- **MATERIAL**:
----
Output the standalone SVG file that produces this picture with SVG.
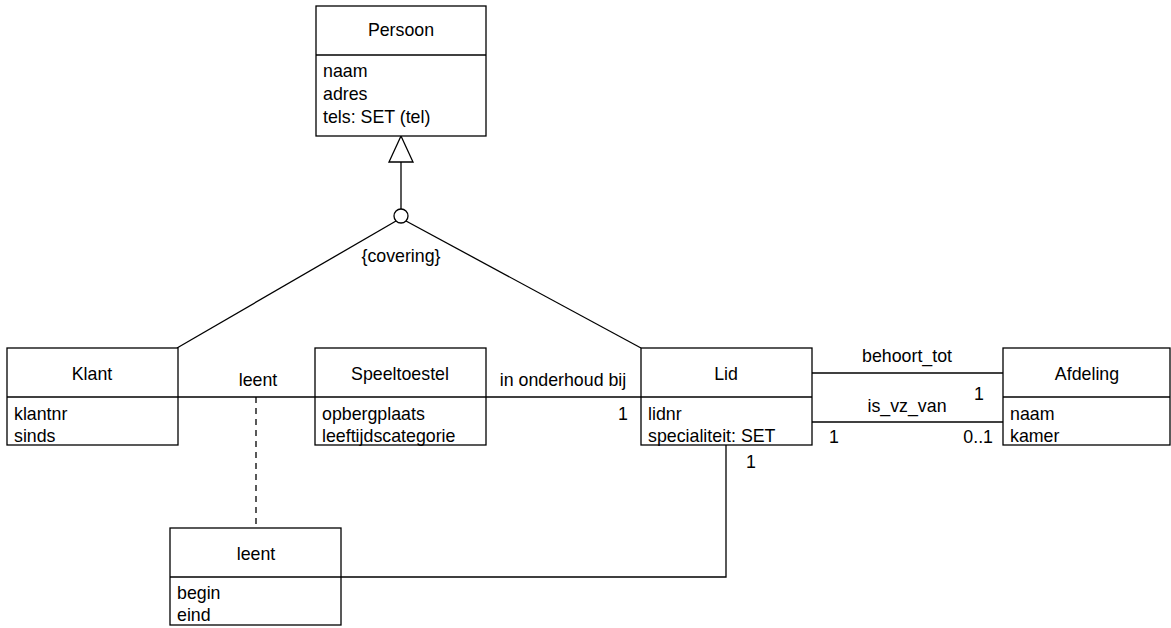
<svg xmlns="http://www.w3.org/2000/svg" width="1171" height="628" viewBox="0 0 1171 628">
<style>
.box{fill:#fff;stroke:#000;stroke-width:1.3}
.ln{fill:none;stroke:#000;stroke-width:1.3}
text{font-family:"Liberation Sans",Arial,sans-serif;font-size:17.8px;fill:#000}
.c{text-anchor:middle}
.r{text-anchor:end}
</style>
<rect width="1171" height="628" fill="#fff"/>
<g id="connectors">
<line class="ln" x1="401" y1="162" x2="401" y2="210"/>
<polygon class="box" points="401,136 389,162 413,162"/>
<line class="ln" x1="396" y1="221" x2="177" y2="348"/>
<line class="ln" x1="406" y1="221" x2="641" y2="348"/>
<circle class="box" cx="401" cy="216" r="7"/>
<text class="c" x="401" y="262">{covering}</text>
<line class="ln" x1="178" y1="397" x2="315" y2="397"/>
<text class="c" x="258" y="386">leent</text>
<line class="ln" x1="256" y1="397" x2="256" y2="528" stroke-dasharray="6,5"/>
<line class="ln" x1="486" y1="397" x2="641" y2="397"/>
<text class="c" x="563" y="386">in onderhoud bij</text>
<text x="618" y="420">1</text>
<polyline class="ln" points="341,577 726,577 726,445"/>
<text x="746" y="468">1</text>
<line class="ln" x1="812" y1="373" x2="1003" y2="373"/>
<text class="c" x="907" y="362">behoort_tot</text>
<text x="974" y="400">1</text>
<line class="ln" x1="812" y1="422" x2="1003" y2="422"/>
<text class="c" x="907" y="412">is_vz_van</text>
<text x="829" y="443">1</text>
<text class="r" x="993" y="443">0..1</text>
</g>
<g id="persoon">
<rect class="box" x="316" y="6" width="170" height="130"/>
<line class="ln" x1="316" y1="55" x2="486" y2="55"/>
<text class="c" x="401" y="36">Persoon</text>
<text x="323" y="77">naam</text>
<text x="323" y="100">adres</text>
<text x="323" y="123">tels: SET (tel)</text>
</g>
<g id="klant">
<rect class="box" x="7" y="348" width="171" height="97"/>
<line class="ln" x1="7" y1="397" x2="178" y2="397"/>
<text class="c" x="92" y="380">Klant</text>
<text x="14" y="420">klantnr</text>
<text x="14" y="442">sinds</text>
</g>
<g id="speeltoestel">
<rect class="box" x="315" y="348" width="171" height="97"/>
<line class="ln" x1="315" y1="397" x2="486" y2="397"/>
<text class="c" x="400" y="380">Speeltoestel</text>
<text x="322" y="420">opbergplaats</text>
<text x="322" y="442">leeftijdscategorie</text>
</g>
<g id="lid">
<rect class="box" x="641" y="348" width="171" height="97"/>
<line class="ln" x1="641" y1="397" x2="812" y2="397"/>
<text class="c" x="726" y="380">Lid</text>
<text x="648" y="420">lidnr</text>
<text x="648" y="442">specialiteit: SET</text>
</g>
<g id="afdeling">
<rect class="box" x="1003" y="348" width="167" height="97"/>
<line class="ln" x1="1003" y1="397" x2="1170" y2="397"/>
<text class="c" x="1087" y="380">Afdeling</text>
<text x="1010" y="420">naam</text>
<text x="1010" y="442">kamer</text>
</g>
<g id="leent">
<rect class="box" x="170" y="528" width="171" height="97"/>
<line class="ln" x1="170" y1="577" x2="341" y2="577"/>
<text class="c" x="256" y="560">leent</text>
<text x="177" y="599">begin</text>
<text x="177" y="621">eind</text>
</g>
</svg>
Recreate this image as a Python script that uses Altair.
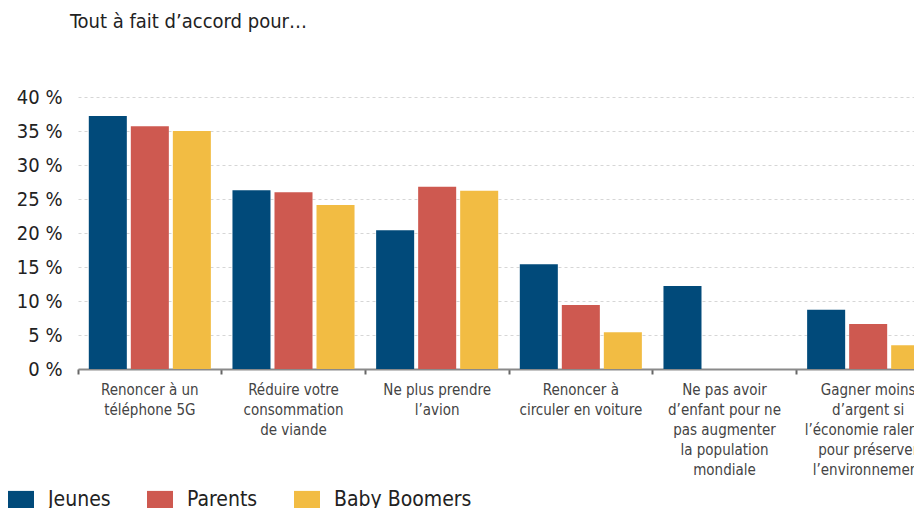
----
Copy out all the data exactly; skip the pictures.

- **EXPECTED ANSWER**:
Output the standalone SVG file that produces this picture with SVG.
<svg xmlns="http://www.w3.org/2000/svg" width="1171" height="628" viewBox="0 0 1171 628">
<style>
.box{fill:#fff;stroke:#000;stroke-width:1.3}
.ln{fill:none;stroke:#000;stroke-width:1.3}
text{font-family:"Liberation Sans",Arial,sans-serif;font-size:17.8px;fill:#000}
.c{text-anchor:middle}
.r{text-anchor:end}
</style>
<rect width="1171" height="628" fill="#fff"/>
<g id="connectors">
<line class="ln" x1="401" y1="162" x2="401" y2="210"/>
<polygon class="box" points="401,136 389,162 413,162"/>
<line class="ln" x1="396" y1="221" x2="177" y2="348"/>
<line class="ln" x1="406" y1="221" x2="641" y2="348"/>
<circle class="box" cx="401" cy="216" r="7"/>
<text class="c" x="401" y="262">{covering}</text>
<line class="ln" x1="178" y1="397" x2="315" y2="397"/>
<text class="c" x="258" y="386">leent</text>
<line class="ln" x1="256" y1="397" x2="256" y2="528" stroke-dasharray="6,5"/>
<line class="ln" x1="486" y1="397" x2="641" y2="397"/>
<text class="c" x="563" y="386">in onderhoud bij</text>
<text x="618" y="420">1</text>
<polyline class="ln" points="341,577 726,577 726,445"/>
<text x="746" y="468">1</text>
<line class="ln" x1="812" y1="373" x2="1003" y2="373"/>
<text class="c" x="907" y="362">behoort_tot</text>
<text x="974" y="400">1</text>
<line class="ln" x1="812" y1="422" x2="1003" y2="422"/>
<text class="c" x="907" y="412">is_vz_van</text>
<text x="829" y="443">1</text>
<text class="r" x="993" y="443">0..1</text>
</g>
<g id="persoon">
<rect class="box" x="316" y="6" width="170" height="130"/>
<line class="ln" x1="316" y1="55" x2="486" y2="55"/>
<text class="c" x="401" y="36">Persoon</text>
<text x="323" y="77">naam</text>
<text x="323" y="100">adres</text>
<text x="323" y="123">tels: SET (tel)</text>
</g>
<g id="klant">
<rect class="box" x="7" y="348" width="171" height="97"/>
<line class="ln" x1="7" y1="397" x2="178" y2="397"/>
<text class="c" x="92" y="380">Klant</text>
<text x="14" y="420">klantnr</text>
<text x="14" y="442">sinds</text>
</g>
<g id="speeltoestel">
<rect class="box" x="315" y="348" width="171" height="97"/>
<line class="ln" x1="315" y1="397" x2="486" y2="397"/>
<text class="c" x="400" y="380">Speeltoestel</text>
<text x="322" y="420">opbergplaats</text>
<text x="322" y="442">leeftijdscategorie</text>
</g>
<g id="lid">
<rect class="box" x="641" y="348" width="171" height="97"/>
<line class="ln" x1="641" y1="397" x2="812" y2="397"/>
<text class="c" x="726" y="380">Lid</text>
<text x="648" y="420">lidnr</text>
<text x="648" y="442">specialiteit: SET</text>
</g>
<g id="afdeling">
<rect class="box" x="1003" y="348" width="167" height="97"/>
<line class="ln" x1="1003" y1="397" x2="1170" y2="397"/>
<text class="c" x="1087" y="380">Afdeling</text>
<text x="1010" y="420">naam</text>
<text x="1010" y="442">kamer</text>
</g>
<g id="leent">
<rect class="box" x="170" y="528" width="171" height="97"/>
<line class="ln" x1="170" y1="577" x2="341" y2="577"/>
<text class="c" x="256" y="560">leent</text>
<text x="177" y="599">begin</text>
<text x="177" y="621">eind</text>
</g>
</svg>
Recreate this image as a Python script that uses Altair.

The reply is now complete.